#### GIVEN TASK
Print the entries verbatim, leaving out the images they contain.

#### Figure scripts

┌──

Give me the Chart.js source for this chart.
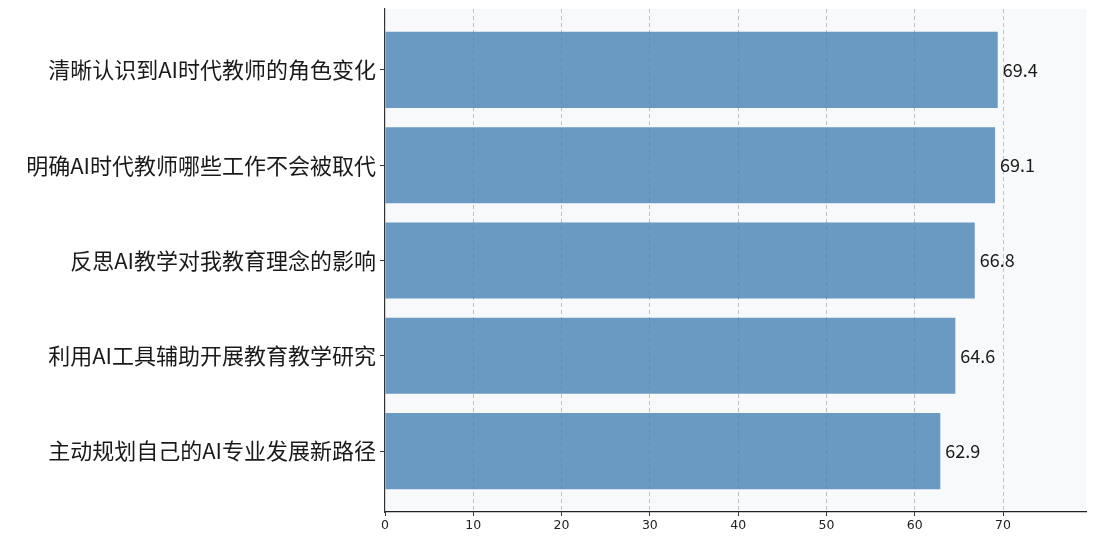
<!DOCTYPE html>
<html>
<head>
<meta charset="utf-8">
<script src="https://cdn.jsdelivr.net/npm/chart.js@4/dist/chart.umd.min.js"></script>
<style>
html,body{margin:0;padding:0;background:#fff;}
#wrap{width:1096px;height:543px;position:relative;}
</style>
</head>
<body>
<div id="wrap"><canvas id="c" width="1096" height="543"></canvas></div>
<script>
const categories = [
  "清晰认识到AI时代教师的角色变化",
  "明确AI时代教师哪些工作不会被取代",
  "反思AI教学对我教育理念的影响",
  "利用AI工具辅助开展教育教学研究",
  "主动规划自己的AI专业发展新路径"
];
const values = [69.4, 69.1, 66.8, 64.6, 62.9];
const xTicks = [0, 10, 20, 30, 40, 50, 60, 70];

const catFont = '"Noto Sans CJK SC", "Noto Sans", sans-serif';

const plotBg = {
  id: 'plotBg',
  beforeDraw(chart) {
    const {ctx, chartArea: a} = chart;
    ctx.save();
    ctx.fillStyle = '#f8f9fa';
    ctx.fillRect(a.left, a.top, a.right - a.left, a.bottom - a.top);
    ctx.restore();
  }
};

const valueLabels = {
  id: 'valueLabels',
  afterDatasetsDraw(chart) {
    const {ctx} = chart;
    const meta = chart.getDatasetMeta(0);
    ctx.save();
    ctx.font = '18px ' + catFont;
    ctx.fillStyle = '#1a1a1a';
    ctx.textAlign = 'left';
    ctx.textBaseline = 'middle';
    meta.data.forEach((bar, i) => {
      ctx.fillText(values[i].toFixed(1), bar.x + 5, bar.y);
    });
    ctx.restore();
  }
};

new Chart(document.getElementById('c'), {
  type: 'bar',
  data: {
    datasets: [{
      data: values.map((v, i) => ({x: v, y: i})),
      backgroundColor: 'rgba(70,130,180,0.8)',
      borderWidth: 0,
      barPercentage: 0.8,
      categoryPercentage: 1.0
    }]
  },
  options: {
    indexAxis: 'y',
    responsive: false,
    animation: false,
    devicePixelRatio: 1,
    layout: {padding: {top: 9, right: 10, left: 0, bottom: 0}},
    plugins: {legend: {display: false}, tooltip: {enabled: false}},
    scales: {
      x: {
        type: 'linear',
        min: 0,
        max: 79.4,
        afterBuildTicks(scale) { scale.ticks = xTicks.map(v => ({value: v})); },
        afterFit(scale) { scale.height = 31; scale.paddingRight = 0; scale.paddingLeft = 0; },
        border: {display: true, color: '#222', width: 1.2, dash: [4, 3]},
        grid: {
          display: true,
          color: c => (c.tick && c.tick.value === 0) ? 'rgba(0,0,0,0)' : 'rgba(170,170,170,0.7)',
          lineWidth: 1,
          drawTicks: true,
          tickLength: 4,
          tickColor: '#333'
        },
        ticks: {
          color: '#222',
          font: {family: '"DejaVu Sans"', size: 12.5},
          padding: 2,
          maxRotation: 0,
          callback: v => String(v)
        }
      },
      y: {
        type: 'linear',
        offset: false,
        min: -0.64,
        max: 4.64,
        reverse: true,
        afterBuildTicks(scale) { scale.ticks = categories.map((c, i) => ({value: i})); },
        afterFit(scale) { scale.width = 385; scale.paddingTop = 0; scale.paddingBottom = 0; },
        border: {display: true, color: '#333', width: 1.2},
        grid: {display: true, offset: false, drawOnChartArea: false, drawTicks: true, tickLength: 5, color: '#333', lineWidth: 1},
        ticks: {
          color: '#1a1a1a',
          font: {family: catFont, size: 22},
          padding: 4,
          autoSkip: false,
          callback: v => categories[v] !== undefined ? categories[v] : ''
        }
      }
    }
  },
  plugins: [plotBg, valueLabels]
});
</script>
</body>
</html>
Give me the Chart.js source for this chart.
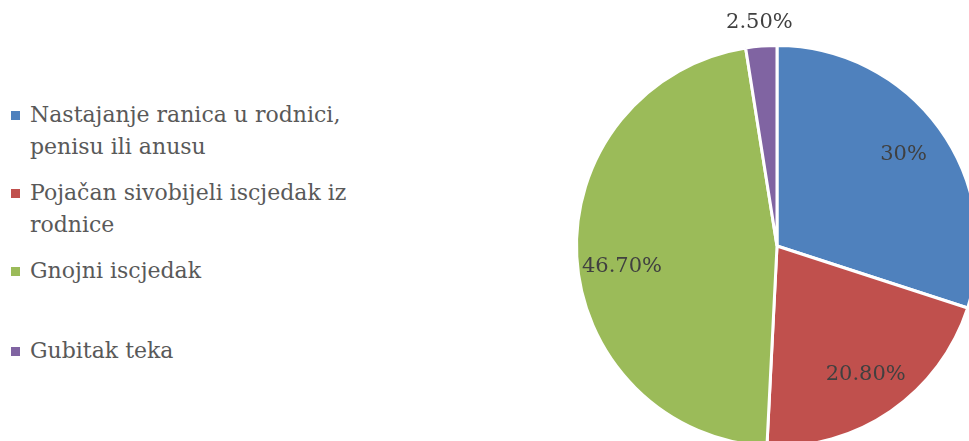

└──

#### RESPONSE
Give me the Chart.js source for this chart.
<!DOCTYPE html>
<html>
<head>
<meta charset="utf-8">
<script src="https://cdn.jsdelivr.net/npm/chart.js@4/dist/chart.umd.min.js"></script>
<style>
html,body{margin:0;padding:0;background:#fff;}
#wrap{width:1096px;height:543px;position:relative;}
</style>
</head>
<body>
<div id="wrap"><canvas id="c" width="1096" height="543"></canvas></div>
<script>
const categories = [
  "清晰认识到AI时代教师的角色变化",
  "明确AI时代教师哪些工作不会被取代",
  "反思AI教学对我教育理念的影响",
  "利用AI工具辅助开展教育教学研究",
  "主动规划自己的AI专业发展新路径"
];
const values = [69.4, 69.1, 66.8, 64.6, 62.9];
const xTicks = [0, 10, 20, 30, 40, 50, 60, 70];

const catFont = '"Noto Sans CJK SC", "Noto Sans", sans-serif';

const plotBg = {
  id: 'plotBg',
  beforeDraw(chart) {
    const {ctx, chartArea: a} = chart;
    ctx.save();
    ctx.fillStyle = '#f8f9fa';
    ctx.fillRect(a.left, a.top, a.right - a.left, a.bottom - a.top);
    ctx.restore();
  }
};

const valueLabels = {
  id: 'valueLabels',
  afterDatasetsDraw(chart) {
    const {ctx} = chart;
    const meta = chart.getDatasetMeta(0);
    ctx.save();
    ctx.font = '18px ' + catFont;
    ctx.fillStyle = '#1a1a1a';
    ctx.textAlign = 'left';
    ctx.textBaseline = 'middle';
    meta.data.forEach((bar, i) => {
      ctx.fillText(values[i].toFixed(1), bar.x + 5, bar.y);
    });
    ctx.restore();
  }
};

new Chart(document.getElementById('c'), {
  type: 'bar',
  data: {
    datasets: [{
      data: values.map((v, i) => ({x: v, y: i})),
      backgroundColor: 'rgba(70,130,180,0.8)',
      borderWidth: 0,
      barPercentage: 0.8,
      categoryPercentage: 1.0
    }]
  },
  options: {
    indexAxis: 'y',
    responsive: false,
    animation: false,
    devicePixelRatio: 1,
    layout: {padding: {top: 9, right: 10, left: 0, bottom: 0}},
    plugins: {legend: {display: false}, tooltip: {enabled: false}},
    scales: {
      x: {
        type: 'linear',
        min: 0,
        max: 79.4,
        afterBuildTicks(scale) { scale.ticks = xTicks.map(v => ({value: v})); },
        afterFit(scale) { scale.height = 31; scale.paddingRight = 0; scale.paddingLeft = 0; },
        border: {display: true, color: '#222', width: 1.2, dash: [4, 3]},
        grid: {
          display: true,
          color: c => (c.tick && c.tick.value === 0) ? 'rgba(0,0,0,0)' : 'rgba(170,170,170,0.7)',
          lineWidth: 1,
          drawTicks: true,
          tickLength: 4,
          tickColor: '#333'
        },
        ticks: {
          color: '#222',
          font: {family: '"DejaVu Sans"', size: 12.5},
          padding: 2,
          maxRotation: 0,
          callback: v => String(v)
        }
      },
      y: {
        type: 'linear',
        offset: false,
        min: -0.64,
        max: 4.64,
        reverse: true,
        afterBuildTicks(scale) { scale.ticks = categories.map((c, i) => ({value: i})); },
        afterFit(scale) { scale.width = 385; scale.paddingTop = 0; scale.paddingBottom = 0; },
        border: {display: true, color: '#333', width: 1.2},
        grid: {display: true, offset: false, drawOnChartArea: false, drawTicks: true, tickLength: 5, color: '#333', lineWidth: 1},
        ticks: {
          color: '#1a1a1a',
          font: {family: catFont, size: 22},
          padding: 4,
          autoSkip: false,
          callback: v => categories[v] !== undefined ? categories[v] : ''
        }
      }
    }
  },
  plugins: [plotBg, valueLabels]
});
</script>
</body>
</html>
Give me the Chart.js source for this chart.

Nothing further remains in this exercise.